Although historical research has been based on computer models that take data to create likely models for the future, the inclusion of satellite data in this more recent study has shown a much grimmer prognosis than was previously projected. The satellite data measured ice loss in Greenland between the years 2000 and 2019 and provided more accurate measurements than were previously available. The results have allowed scientists to measure actual melting of the ice shelf, accounting for factors like snowfall. And although it’s hard to fathom the long-term effects of rising sea levels when you live inland, an estimated 600 million people are living in coastal regions, defined as anywhere less than 10 meters above sea level, and they will all be at risk soon.
Hitting rock bottom
Jason Box from the National Geological Survey of Denmark and Greenland (GEUS), who led the research, has confirmed that these current, devastating estimates are still the “rock-bottom minimum.” He projects that, even conservatively, we will see these numbers more than double in the next century. The reason for this is that the research has only accounted for global heating. But there are many other ways that ice sheets can melt at their margins in other regions, which are due to a range of different factors. So, although this new study has provided a more concrete way to estimate the future loss of ice (and the resulting rise in sea levels) it does not provide a definite timeline.
In terms of climate change, and global warming, the term “tipping point” has often been used as a phrase to identify the “point of no return.” This is the point at which the crises may become exponential and unstoppable, no matter what we do. And sadly, this study has confirmed that we are firmly at that point, as stated by William Colgan of GEUS:
“Whether it’s coming in 100 years or 150 years, it’s coming. And the sea-level rise we are committed to is growing at present because of the climate trajectory we’re on.”
But Colgan also points to a possible solution, provided action is taken quickly enough.
“The difference between 78 cm and 27 cm highlights the difference that can be made through implementing the Paris agreement. There is still a lot of room to minimize the damage.”
What needs to happen next
As glaciers and ice sheets in mountainous areas, including the Antarctic across the globe, begin to show a significant loss, fast and decisive policy changes may at least mitigate catastrophic future climate-related events.

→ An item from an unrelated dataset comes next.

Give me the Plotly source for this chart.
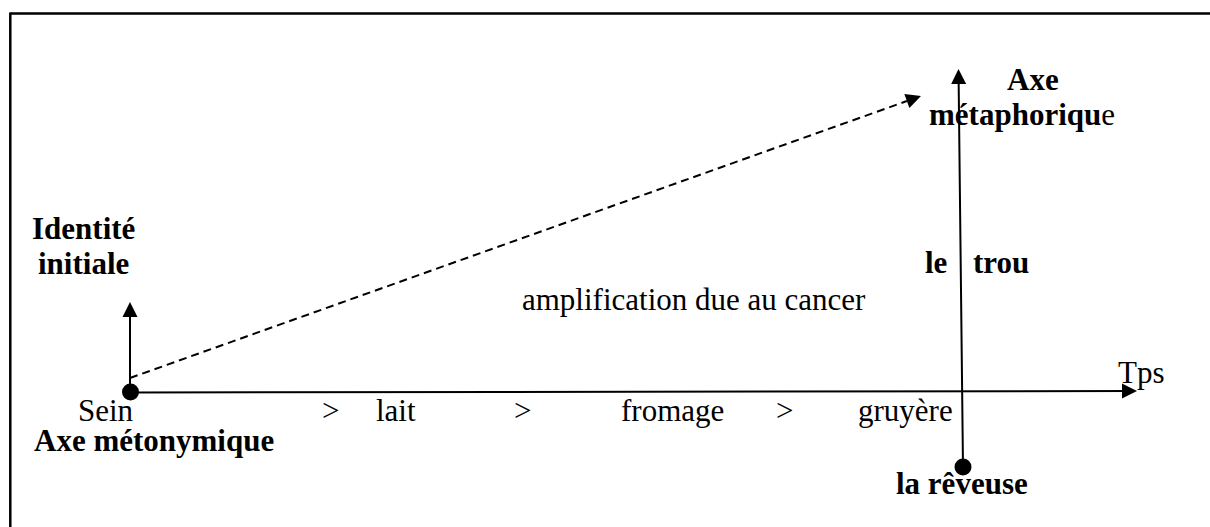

As support grows within the scientific community, activists are helping to spread the word, because the real change will come from hard-line political and legislative action. In the words of Gail Whiteman at the University of Exeter, “The results of this new study are hard to ignore for all business leaders and politicians concerned about the future of humanity. It is bad news for the nearly 600 million people that live in coastal zones [less than 10m above sea level] worldwide. As sea levels rise, they will be increasingly vulnerable, and it threatens approximately $1 trillion of global wealth.”
Southern Hemisphere farmers will tell you in their dry, grassy summers that “Fire is an everybody problem.” It’s fair at this point to say that global warming is also an “everybody problem.” It is no longer a question of “if” but much more “when” and how we can mitigate the coming changes that await us all.